Future looks bright
Students’ cities of tomorrow tackle energy issues, natural disasters
If someday, centuries from now, cities run on a never-ending supply of clean energy and deploy cutting-edge defenses against natural disasters, their citizens might thank the middle-schoolers who gathered at the Eastland Career Center in Groveport on Saturday.
The contestants in the Future City Competition for the Ohio region brimmed full of ideas to power and protect the metropolises of tomorrow. Teams from 15 middle schools spent months researching technologies and designing cities, then they presented their plans, models and 1,500-word essays to a panel of judges Saturday.
In Meira Heima, an Icelandic city at the base of an active volcano in the 27th century, student engineers from Heritage Middle School in Westerville would use geothermal energy to power
not only most of the city’s everyday needs, but also a magnetic shield that could repel volcanic ash.
“It’s like the shields on ‘Star Trek’ or ‘Star Wars’,” explained Kaedance Cicchino, 14, an eighthgrader at Heritage. “It uses plasma with strong magnets.”
That’s not all. Meira Heima, “Greater Home” in Icelandic, is also connected to the rest of the world by a high-speed network of vacuum tubes, and the whole city, much like ocean-going cruise ships of today, uses giant gyroscopes to stabilize it against earthquakes.
It was a winning combination: The Heritage team took home the top prize in the competition and is now eligible to compete in the national finals in Washington, D.C., in February against teams from other states.
Students at Dublin Sells Middle School chose a more tropical location for their city, Spannande Leende, built on an island to withstand Caribbean hurricanes and to run entirely on wave, wind and solar power. The name is Swedish for “Exciting Smile,” explained Emily Carr, 12, a sixthgrader at Sells.
Sweden has pledged to have zero net emissions by 2045. “We want to be like Sweden,” Emily said.
Their city has aerodynamic, reinforced buildings and wind turbines that can be raised into the sky to generate power or retracted during storms. Composting and recycling take care of 88 percent of the city’s waste stream, said Anna Breen, 12, also a sixth-grader on the Sells team.
That number, 88 percent, didn’t happen by accident, said team mentor Mindy Carr, a civil and environmental engineer and Emily’s mom. In a grade school Girl Scouts project, some of the team members helped set up composting for the Bailey Elementary cafeteria. They saw a 66 percent reduction in waste and then found that with additional recycling, they could divert 88 percent of the waste from the landfill.
“They’ve actually seen it,” Mindy Carr said.

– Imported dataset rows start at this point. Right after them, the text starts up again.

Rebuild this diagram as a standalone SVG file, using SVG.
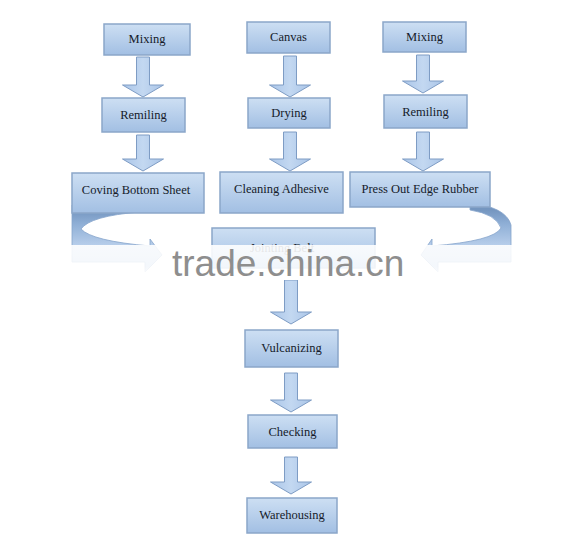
<svg xmlns="http://www.w3.org/2000/svg" width="573" height="551" viewBox="0 0 573 551">
<defs>
<linearGradient id="boxg" x1="0" y1="0" x2="0" y2="1">
<stop offset="0" stop-color="#cddff3"/>
<stop offset="1" stop-color="#a2bfe3"/>
</linearGradient>
<linearGradient id="arrg" x1="0" y1="0" x2="1" y2="0">
<stop offset="0" stop-color="#aac5e8"/>
<stop offset="0.5" stop-color="#c3d8f1"/>
<stop offset="1" stop-color="#a9c4e7"/>
</linearGradient>
<linearGradient id="bandg" gradientUnits="userSpaceOnUse" x1="0" y1="210" x2="0" y2="245">
<stop offset="0" stop-color="#7596c0"/>
<stop offset="0.4" stop-color="#8fafd6"/>
<stop offset="1" stop-color="#b6cdea"/>
</linearGradient>
<linearGradient id="fade" x1="0" y1="0" x2="0" y2="1">
<stop offset="0" stop-color="#ffffff" stop-opacity="0.9"/>
<stop offset="0.6" stop-color="#ffffff" stop-opacity="0.85"/>
<stop offset="1" stop-color="#ffffff" stop-opacity="1"/>
</linearGradient>
</defs>
<style>
.box{fill:url(#boxg);stroke:#8ba6c9;stroke-width:1.5}
.arr{fill:url(#arrg);stroke:#7e9cc4;stroke-width:1}
.band{fill:url(#bandg);stroke:#87a5cb;stroke-width:0.8}
.lbl{font-family:"Liberation Serif","Times New Roman",serif;font-size:12.5px;fill:#151b2a;text-anchor:middle}
.wm{font-family:"Liberation Sans",Arial,sans-serif;font-size:37px;fill:#8e8e8e}
</style>
<rect x="0" y="0" width="573" height="551" fill="#ffffff"/>
<g id="connectors">
<path class="arr" d="M136.5,57 h13 v28 h14 l-20.5,12 l-20.5,-12 h14 z"/>
<path class="arr" d="M136.5,135 h13 v24 h14 l-20.5,12 l-20.5,-12 h14 z"/>
<path class="arr" d="M283.5,56 h13 v29 h14 l-20.5,12 l-20.5,-12 h14 z"/>
<path class="arr" d="M283.5,132 h13 v27 h14 l-20.5,12 l-20.5,-12 h14 z"/>
<path class="arr" d="M416.5,55 h13 v26 h14 l-20.5,12 l-20.5,-12 h14 z"/>
<path class="arr" d="M416.5,132 h13 v27 h14 l-20.5,12 l-20.5,-12 h14 z"/>
<path class="arr" d="M284.5,280 h13 v32 h14 l-20.5,12 l-20.5,-12 h14 z"/>
<path class="arr" d="M284.5,373 h13 v27 h14 l-20.5,12 l-20.5,-12 h14 z"/>
<path class="arr" d="M284.5,457 h13 v25 h14 l-20.5,12 l-20.5,-12 h14 z"/>
<path id="curve-left" class="band" d="M72,205 L72,262 L145,262 L145,272 L162,255 L150,239 L150,246 Q92,241 81,229 Q90,216 140,212 L140,205 Z"/>
<path id="curve-right" class="band" d="M470,203 Q506,207 511,225 L511,262 L438,262 L438,272 L421,255 L432,239 L432,246 Q494,241 501,228 Q496,214 470,210 Z"/>
</g>
<g id="n-mixing1"><rect class="box" x="104" y="24" width="86" height="31"/><text class="lbl" x="147" y="43">Mixing</text></g>
<g id="n-canvas"><rect class="box" x="247" y="22" width="83" height="31"/><text class="lbl" x="288.5" y="41">Canvas</text></g>
<g id="n-mixing2"><rect class="box" x="383" y="22" width="83" height="30"/><text class="lbl" x="424.5" y="41">Mixing</text></g>
<g id="n-remiling1"><rect class="box" x="102" y="98" width="83" height="34"/><text class="lbl" x="143.5" y="119">Remiling</text></g>
<g id="n-drying"><rect class="box" x="248" y="98" width="82" height="30"/><text class="lbl" x="289" y="117">Drying</text></g>
<g id="n-remiling2"><rect class="box" x="384" y="95" width="83" height="33"/><text class="lbl" x="425.5" y="116">Remiling</text></g>
<g id="n-coving"><rect class="box" x="72" y="173" width="132" height="40"/><text class="lbl" x="136" y="194">Coving Bottom Sheet</text></g>
<g id="n-cleaning"><rect class="box" x="220" y="172" width="123" height="41"/><text class="lbl" x="281.5" y="193">Cleaning Adhesive</text></g>
<g id="n-press"><rect class="box" x="350" y="172" width="140" height="35"/><text class="lbl" x="420" y="193">Press Out Edge Rubber</text></g>
<g id="n-jointing"><rect class="box" x="212" y="228" width="163" height="40"/><text class="lbl" x="282" y="252">Jointing Belt</text></g>
<g id="n-vulcanizing"><rect class="box" x="245" y="330" width="93" height="37"/><text class="lbl" x="291.5" y="352">Vulcanizing</text></g>
<g id="n-checking"><rect class="box" x="248" y="415" width="89" height="33"/><text class="lbl" x="292.5" y="436">Checking</text></g>
<g id="n-warehousing"><rect class="box" x="247" y="498" width="90" height="35"/><text class="lbl" x="292" y="519">Warehousing</text></g>
<g id="watermark">
<rect x="0" y="245" width="573" height="35" fill="url(#fade)"/>
<text class="wm" x="172" y="276">trade.china.cn</text>
</g>
</svg>
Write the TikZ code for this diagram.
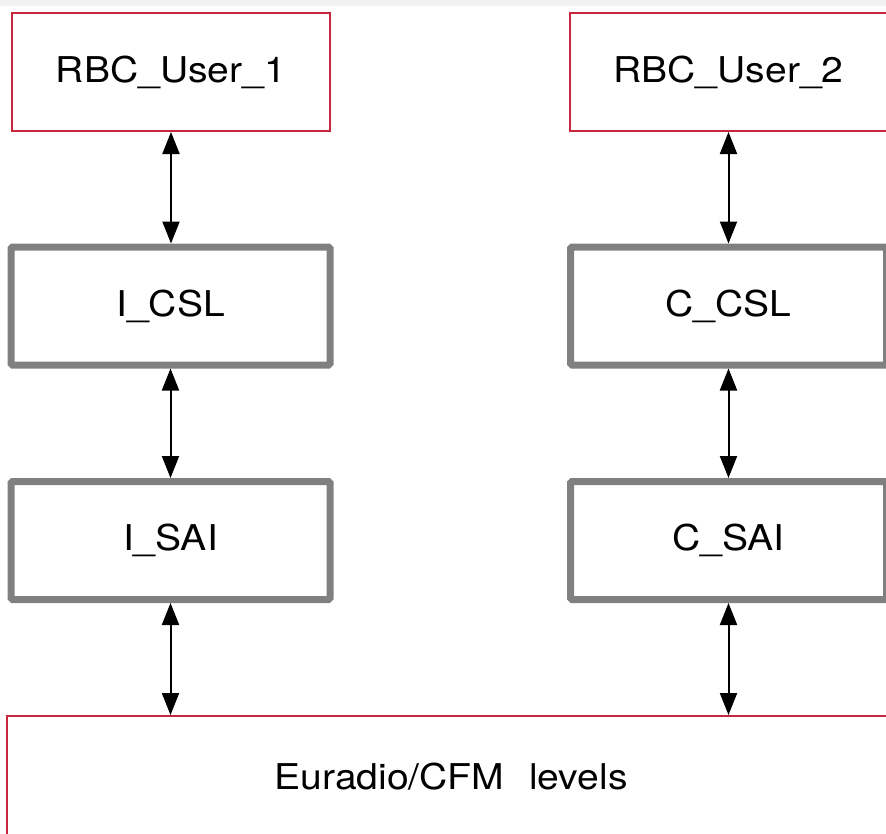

The team from Upper Arlington’s Jones Middle School designed for a postapocalypse world in which global temperatures have skyrocketed. In their city, Cupola de la Vida, life goes on under a dome of ethylene tetrafluoroethylene “pillows” that shades residents from the hot sun while transparent photo-voltaic cells on the outside of the dome provide power.
The city’s name means “Dome of Life” in Spanish, said Annie Hu, 14, an eighth-grader on the Jones team. A central tower, “like a tree trunk,” supports the dome in a design that is meant to mimic the way a tree grows. Inside the dome, people can soar in pedal-powered ornithopters that use a Leonardo da Vinci design to fly like birds but are built with the latest lightweight materials.